- Theatrical release poster
- Directed by: Mayur Madhukar Shinde
- Screenplay by: Hrishikesh Koli
- Story by: Mayur Madhukar Shinde
- Produced by: Babu Krishna Bhoir
- Starring: Gashmeer Mahajani; Mrinmayee Godbole; Aetashaa Sansgiri;
- Cinematography: Mohit Jadhav
- Edited by: Bhavesh Todankar
- Music by: Rishikesh Kamerkar
- Production company: Shree Krupa Productions
- Distributed by: AA Films
- Release date: 8 April 2022;
- Country: India
- Language: Marathi

= Vishu (film) =

Vishu is a 2022 Indian Marathi-language film directed by Mayur Madhukar Shinde and produced by Shree Krupa Productions. The film starring Gashmeer Mahajani, Mrinmayee Godbole and Aetashaa Sansgiri.

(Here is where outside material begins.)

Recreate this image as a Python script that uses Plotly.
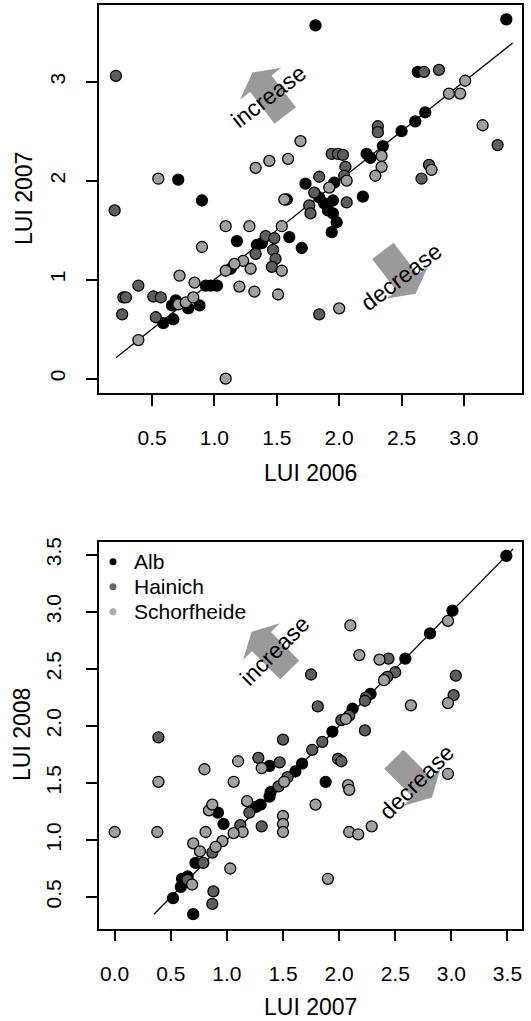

Vishu was theatrically released on 8 April 2022.

== Cast ==

- Gashmeer Mahajani as Vishu
- Mrinmayee Godbole as Arvi
- Aetashaa Sansgiri
- Aniruddha Kulkarni
- Sanjay Gurbaxani
- Millind Pathak
- Vijay Nikam
- Mansi Mohile
- Sunny Kamble

== Critical reception ==

Mihir Bhanage of The Times of India rates 2.5 and said Vishu is a decent attempt that falters with the execution on screen.

== Music ==
Music and background score is by Rishikesh Kamerkar, Songs are recorded by Adarsh Shinde, Rishikesh Kamerkar, Neha Rajpal, Sonal Naik and Veena Joshi. Lyrics are written by Mangesh Kangane.

== Release ==
Teaser of the film was released on 14 March and trailer on 21 March 2022.

The film was theatrically released on 8 April 2022.